* OBJECTIVE
Copy out the material below in full, but not its images.

##########

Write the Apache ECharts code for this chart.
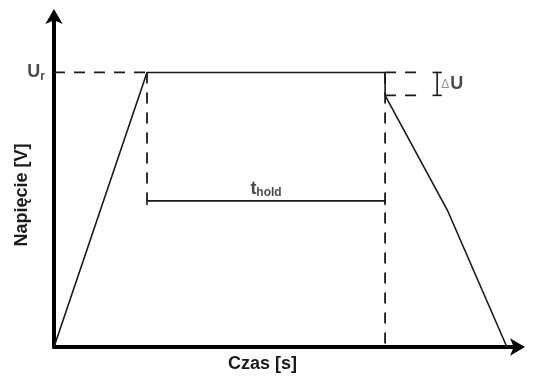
<!DOCTYPE html>
<html>
<head>
<meta charset="utf-8">
<script src="https://cdn.jsdelivr.net/npm/echarts@6/dist/echarts.min.js"></script>
<style>
html,body{margin:0;padding:0;background:#fff;}
#chart{width:533px;height:378px;}
</style>
</head>
<body>
<div id="chart"></div>
<script>
// Main voltage curve (time, voltage) in arbitrary units
var curveTime = [0, 20, 71.2, 71.2, 84.7, 97.4];
var curveVoltage = [0, 82.7, 82.7, 75.8, 40.9, 0];
// Reference levels
var urLevel = 82.7;       // U_r
var dropLevel = 75.8;     // U_r - ΔU
var holdStart = 20;       // start of t_hold
var holdEnd = 71.2;       // end of t_hold
var holdLevel = 44;       // height of the t_hold dimension line
var deltaDashEnd = 78.7;  // end of ΔU dashed guides
var deltaBracketX = 82.4; // ΔU bracket position
// Texts
var xAxisTitle = 'Czas [s]';
var yAxisTitle = 'Napięcie [V]';

var ink = '#1a1a1a';
var FONT = 'Liberation Sans';

function pts(xs, ys) { return xs.map(function (x, i) { return [x, ys[i]]; }); }
function seg(data, dashed, width) {
  return {
    type: 'line', data: data, showSymbol: false, symbol: 'none', silent: true, clip: false,
    animation: false,
    lineStyle: { color: ink, width: width || 1.6, type: dashed ? [11, 9] : 'solid' }
  };
}

var capHalf = 1.0;
var tickDown = 1.2;

var series = [
  seg(pts(curveTime, curveVoltage), false, 1.6),
  seg([[0, urLevel], [holdStart, urLevel]], true, 1.8),
  seg([[holdStart, urLevel], [holdStart, holdLevel]], true, 1.8),
  seg([[holdEnd, urLevel], [holdEnd, 0]], true, 1.8),
  seg([[holdEnd, urLevel], [deltaDashEnd, urLevel]], true, 1.8),
  seg([[holdEnd, dropLevel], [deltaDashEnd, dropLevel]], true, 1.8),
  seg([[deltaBracketX, urLevel], [deltaBracketX, dropLevel]], false, 1.6),
  seg([[deltaBracketX - capHalf, urLevel], [deltaBracketX + capHalf, urLevel]], false, 1.6),
  seg([[deltaBracketX - capHalf, dropLevel], [deltaBracketX + capHalf, dropLevel]], false, 1.6),
  seg([[holdStart, holdLevel - tickDown], [holdStart, holdLevel], [holdEnd, holdLevel], [holdEnd, holdLevel - tickDown]], false, 1.6),
  {
    type: 'scatter', symbolSize: 0, silent: true, clip: false, animation: false,
    data: [
      { value: [0, urLevel], label: { show: true, position: 'left', distance: 9, formatter: '{u|U}{s|r}' } },
      { value: [(holdStart + holdEnd) / 2, holdLevel], label: { show: true, position: 'top', distance: 2, formatter: '{u|t}{s|hold}' } },
      { value: [deltaBracketX, (urLevel + dropLevel) / 2], label: { show: true, position: 'right', distance: 4, formatter: '{d|Δ}{u|U}' } }
    ],
    label: {
      color: ink, fontFamily: FONT,
      rich: {
        u: { fontSize: 18, fontWeight: 'bold', fontFamily: FONT, color: ink, lineHeight: 20 },
        s: { fontSize: 12, fontWeight: 'bold', fontFamily: FONT, color: ink, lineHeight: 20, verticalAlign: 'bottom', padding: [8, 0, 0, 0] },
        d: { fontSize: 12, fontFamily: FONT, color: '#777', lineHeight: 20, padding: [1, 1, 0, 0] }
      }
    }
  }
];

var axisLine = {
  show: true, onZero: false,
  symbol: ['none', 'arrow'], symbolSize: [13, 15], symbolOffset: [0, 6],
  lineStyle: { color: '#000', width: 4 }
};

var chart = echarts.init(document.getElementById('chart'), null, { renderer: 'canvas' });
chart.setOption({
  backgroundColor: '#fff',
  animation: false,
  grid: { left: 54, right: 14, top: 15, bottom: 28, containLabel: false },
  xAxis: {
    type: 'value', min: 0, max: 100,
    name: xAxisTitle, nameLocation: 'middle', nameGap: 8,
    nameTextStyle: { fontFamily: FONT, fontWeight: 'bold', fontSize: 18, color: ink, padding: [0, 48, 0, 0] },
    axisLine: axisLine, axisTick: { show: false }, axisLabel: { show: false }, splitLine: { show: false }
  },
  yAxis: {
    type: 'value', min: 0, max: 100,
    name: yAxisTitle, nameLocation: 'middle', nameGap: 23,
    nameTextStyle: { fontFamily: FONT, fontWeight: 'bold', fontSize: 18, color: ink, padding: [0, 28, 0, 0] },
    axisLine: axisLine, axisTick: { show: false }, axisLabel: { show: false }, splitLine: { show: false }
  },
  series: series
});
</script>
</body>
</html>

##########

* RESPONSE TO THIS EXERCISE
Write the Apache ECharts code for this chart.
<!DOCTYPE html>
<html>
<head>
<meta charset="utf-8">
<script src="https://cdn.jsdelivr.net/npm/echarts@6/dist/echarts.min.js"></script>
<style>
html,body{margin:0;padding:0;background:#fff;}
#chart{width:533px;height:378px;}
</style>
</head>
<body>
<div id="chart"></div>
<script>
// Main voltage curve (time, voltage) in arbitrary units
var curveTime = [0, 20, 71.2, 71.2, 84.7, 97.4];
var curveVoltage = [0, 82.7, 82.7, 75.8, 40.9, 0];
// Reference levels
var urLevel = 82.7;       // U_r
var dropLevel = 75.8;     // U_r - ΔU
var holdStart = 20;       // start of t_hold
var holdEnd = 71.2;       // end of t_hold
var holdLevel = 44;       // height of the t_hold dimension line
var deltaDashEnd = 78.7;  // end of ΔU dashed guides
var deltaBracketX = 82.4; // ΔU bracket position
// Texts
var xAxisTitle = 'Czas [s]';
var yAxisTitle = 'Napięcie [V]';

var ink = '#1a1a1a';
var FONT = 'Liberation Sans';

function pts(xs, ys) { return xs.map(function (x, i) { return [x, ys[i]]; }); }
function seg(data, dashed, width) {
  return {
    type: 'line', data: data, showSymbol: false, symbol: 'none', silent: true, clip: false,
    animation: false,
    lineStyle: { color: ink, width: width || 1.6, type: dashed ? [11, 9] : 'solid' }
  };
}

var capHalf = 1.0;
var tickDown = 1.2;

var series = [
  seg(pts(curveTime, curveVoltage), false, 1.6),
  seg([[0, urLevel], [holdStart, urLevel]], true, 1.8),
  seg([[holdStart, urLevel], [holdStart, holdLevel]], true, 1.8),
  seg([[holdEnd, urLevel], [holdEnd, 0]], true, 1.8),
  seg([[holdEnd, urLevel], [deltaDashEnd, urLevel]], true, 1.8),
  seg([[holdEnd, dropLevel], [deltaDashEnd, dropLevel]], true, 1.8),
  seg([[deltaBracketX, urLevel], [deltaBracketX, dropLevel]], false, 1.6),
  seg([[deltaBracketX - capHalf, urLevel], [deltaBracketX + capHalf, urLevel]], false, 1.6),
  seg([[deltaBracketX - capHalf, dropLevel], [deltaBracketX + capHalf, dropLevel]], false, 1.6),
  seg([[holdStart, holdLevel - tickDown], [holdStart, holdLevel], [holdEnd, holdLevel], [holdEnd, holdLevel - tickDown]], false, 1.6),
  {
    type: 'scatter', symbolSize: 0, silent: true, clip: false, animation: false,
    data: [
      { value: [0, urLevel], label: { show: true, position: 'left', distance: 9, formatter: '{u|U}{s|r}' } },
      { value: [(holdStart + holdEnd) / 2, holdLevel], label: { show: true, position: 'top', distance: 2, formatter: '{u|t}{s|hold}' } },
      { value: [deltaBracketX, (urLevel + dropLevel) / 2], label: { show: true, position: 'right', distance: 4, formatter: '{d|Δ}{u|U}' } }
    ],
    label: {
      color: ink, fontFamily: FONT,
      rich: {
        u: { fontSize: 18, fontWeight: 'bold', fontFamily: FONT, color: ink, lineHeight: 20 },
        s: { fontSize: 12, fontWeight: 'bold', fontFamily: FONT, color: ink, lineHeight: 20, verticalAlign: 'bottom', padding: [8, 0, 0, 0] },
        d: { fontSize: 12, fontFamily: FONT, color: '#777', lineHeight: 20, padding: [1, 1, 0, 0] }
      }
    }
  }
];

var axisLine = {
  show: true, onZero: false,
  symbol: ['none', 'arrow'], symbolSize: [13, 15], symbolOffset: [0, 6],
  lineStyle: { color: '#000', width: 4 }
};

var chart = echarts.init(document.getElementById('chart'), null, { renderer: 'canvas' });
chart.setOption({
  backgroundColor: '#fff',
  animation: false,
  grid: { left: 54, right: 14, top: 15, bottom: 28, containLabel: false },
  xAxis: {
    type: 'value', min: 0, max: 100,
    name: xAxisTitle, nameLocation: 'middle', nameGap: 8,
    nameTextStyle: { fontFamily: FONT, fontWeight: 'bold', fontSize: 18, color: ink, padding: [0, 48, 0, 0] },
    axisLine: axisLine, axisTick: { show: false }, axisLabel: { show: false }, splitLine: { show: false }
  },
  yAxis: {
    type: 'value', min: 0, max: 100,
    name: yAxisTitle, nameLocation: 'middle', nameGap: 23,
    nameTextStyle: { fontFamily: FONT, fontWeight: 'bold', fontSize: 18, color: ink, padding: [0, 28, 0, 0] },
    axisLine: axisLine, axisTick: { show: false }, axisLabel: { show: false }, splitLine: { show: false }
  },
  series: series
});
</script>
</body>
</html>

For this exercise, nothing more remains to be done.